— begin —

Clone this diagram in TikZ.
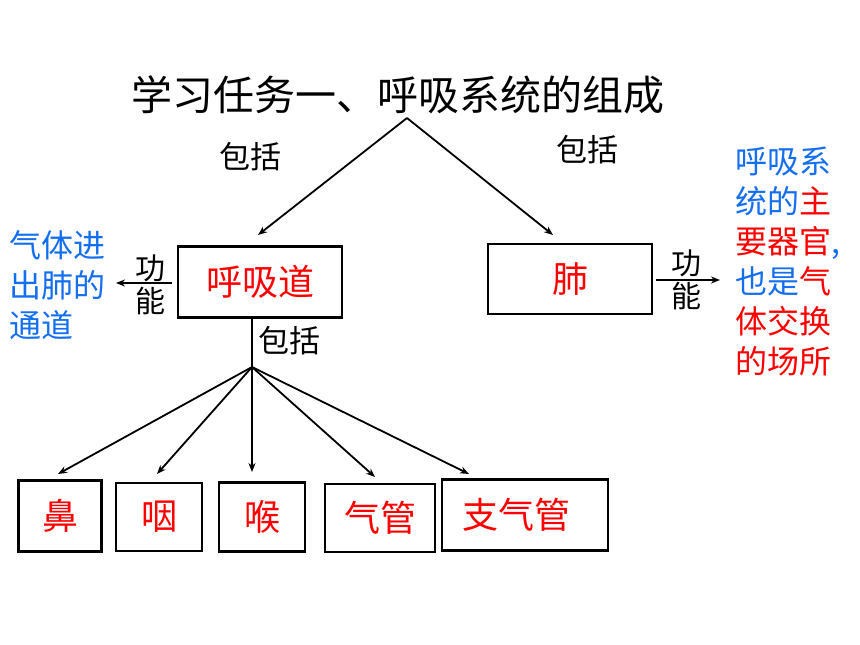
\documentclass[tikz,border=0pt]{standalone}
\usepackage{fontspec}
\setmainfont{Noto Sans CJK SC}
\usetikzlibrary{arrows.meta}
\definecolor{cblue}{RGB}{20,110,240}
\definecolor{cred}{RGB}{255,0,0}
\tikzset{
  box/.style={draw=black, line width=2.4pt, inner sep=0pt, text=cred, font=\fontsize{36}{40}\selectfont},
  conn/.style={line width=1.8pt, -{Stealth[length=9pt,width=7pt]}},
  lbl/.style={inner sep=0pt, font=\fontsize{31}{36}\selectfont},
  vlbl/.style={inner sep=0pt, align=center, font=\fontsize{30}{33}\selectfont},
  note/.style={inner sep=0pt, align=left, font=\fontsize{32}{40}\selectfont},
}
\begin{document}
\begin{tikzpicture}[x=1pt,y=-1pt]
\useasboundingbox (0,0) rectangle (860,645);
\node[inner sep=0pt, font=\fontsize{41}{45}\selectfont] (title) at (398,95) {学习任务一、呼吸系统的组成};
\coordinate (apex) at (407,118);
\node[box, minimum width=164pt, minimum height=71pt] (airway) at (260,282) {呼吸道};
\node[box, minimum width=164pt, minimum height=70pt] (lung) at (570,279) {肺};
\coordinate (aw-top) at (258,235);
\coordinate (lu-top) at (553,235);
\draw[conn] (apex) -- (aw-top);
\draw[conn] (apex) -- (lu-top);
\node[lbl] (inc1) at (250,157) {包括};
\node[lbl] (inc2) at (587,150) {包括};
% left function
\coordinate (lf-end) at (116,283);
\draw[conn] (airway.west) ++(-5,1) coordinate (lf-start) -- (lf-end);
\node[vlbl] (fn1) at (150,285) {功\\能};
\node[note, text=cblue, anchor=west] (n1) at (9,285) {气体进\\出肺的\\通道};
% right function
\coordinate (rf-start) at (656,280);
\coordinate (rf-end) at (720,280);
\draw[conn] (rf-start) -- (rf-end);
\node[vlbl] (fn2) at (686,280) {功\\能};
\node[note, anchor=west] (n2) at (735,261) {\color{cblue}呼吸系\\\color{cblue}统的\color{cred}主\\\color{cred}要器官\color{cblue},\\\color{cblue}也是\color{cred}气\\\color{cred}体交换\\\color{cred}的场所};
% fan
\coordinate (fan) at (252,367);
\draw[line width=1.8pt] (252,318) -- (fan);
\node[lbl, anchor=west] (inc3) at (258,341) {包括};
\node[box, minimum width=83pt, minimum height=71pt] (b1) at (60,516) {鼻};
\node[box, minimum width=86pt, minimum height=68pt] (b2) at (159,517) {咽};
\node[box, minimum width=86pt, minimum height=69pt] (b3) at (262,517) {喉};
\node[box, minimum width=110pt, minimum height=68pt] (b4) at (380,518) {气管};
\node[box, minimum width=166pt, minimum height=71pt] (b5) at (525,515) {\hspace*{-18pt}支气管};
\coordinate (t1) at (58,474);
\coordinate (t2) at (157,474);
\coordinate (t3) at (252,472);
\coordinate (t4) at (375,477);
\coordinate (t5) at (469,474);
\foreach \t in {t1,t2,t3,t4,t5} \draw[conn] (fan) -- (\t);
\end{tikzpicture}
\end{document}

— end —

## GOAL
Print out the lines exactly, skipping any picture.

## CORRECT OUTPUT
Clone this diagram in TikZ.
\documentclass[tikz,border=0pt]{standalone}
\usepackage{fontspec}
\setmainfont{Noto Sans CJK SC}
\usetikzlibrary{arrows.meta}
\definecolor{cblue}{RGB}{20,110,240}
\definecolor{cred}{RGB}{255,0,0}
\tikzset{
  box/.style={draw=black, line width=2.4pt, inner sep=0pt, text=cred, font=\fontsize{36}{40}\selectfont},
  conn/.style={line width=1.8pt, -{Stealth[length=9pt,width=7pt]}},
  lbl/.style={inner sep=0pt, font=\fontsize{31}{36}\selectfont},
  vlbl/.style={inner sep=0pt, align=center, font=\fontsize{30}{33}\selectfont},
  note/.style={inner sep=0pt, align=left, font=\fontsize{32}{40}\selectfont},
}
\begin{document}
\begin{tikzpicture}[x=1pt,y=-1pt]
\useasboundingbox (0,0) rectangle (860,645);
\node[inner sep=0pt, font=\fontsize{41}{45}\selectfont] (title) at (398,95) {学习任务一、呼吸系统的组成};
\coordinate (apex) at (407,118);
\node[box, minimum width=164pt, minimum height=71pt] (airway) at (260,282) {呼吸道};
\node[box, minimum width=164pt, minimum height=70pt] (lung) at (570,279) {肺};
\coordinate (aw-top) at (258,235);
\coordinate (lu-top) at (553,235);
\draw[conn] (apex) -- (aw-top);
\draw[conn] (apex) -- (lu-top);
\node[lbl] (inc1) at (250,157) {包括};
\node[lbl] (inc2) at (587,150) {包括};
% left function
\coordinate (lf-end) at (116,283);
\draw[conn] (airway.west) ++(-5,1) coordinate (lf-start) -- (lf-end);
\node[vlbl] (fn1) at (150,285) {功\\能};
\node[note, text=cblue, anchor=west] (n1) at (9,285) {气体进\\出肺的\\通道};
% right function
\coordinate (rf-start) at (656,280);
\coordinate (rf-end) at (720,280);
\draw[conn] (rf-start) -- (rf-end);
\node[vlbl] (fn2) at (686,280) {功\\能};
\node[note, anchor=west] (n2) at (735,261) {\color{cblue}呼吸系\\\color{cblue}统的\color{cred}主\\\color{cred}要器官\color{cblue},\\\color{cblue}也是\color{cred}气\\\color{cred}体交换\\\color{cred}的场所};
% fan
\coordinate (fan) at (252,367);
\draw[line width=1.8pt] (252,318) -- (fan);
\node[lbl, anchor=west] (inc3) at (258,341) {包括};
\node[box, minimum width=83pt, minimum height=71pt] (b1) at (60,516) {鼻};
\node[box, minimum width=86pt, minimum height=68pt] (b2) at (159,517) {咽};
\node[box, minimum width=86pt, minimum height=69pt] (b3) at (262,517) {喉};
\node[box, minimum width=110pt, minimum height=68pt] (b4) at (380,518) {气管};
\node[box, minimum width=166pt, minimum height=71pt] (b5) at (525,515) {\hspace*{-18pt}支气管};
\coordinate (t1) at (58,474);
\coordinate (t2) at (157,474);
\coordinate (t3) at (252,472);
\coordinate (t4) at (375,477);
\coordinate (t5) at (469,474);
\foreach \t in {t1,t2,t3,t4,t5} \draw[conn] (fan) -- (\t);
\end{tikzpicture}
\end{document}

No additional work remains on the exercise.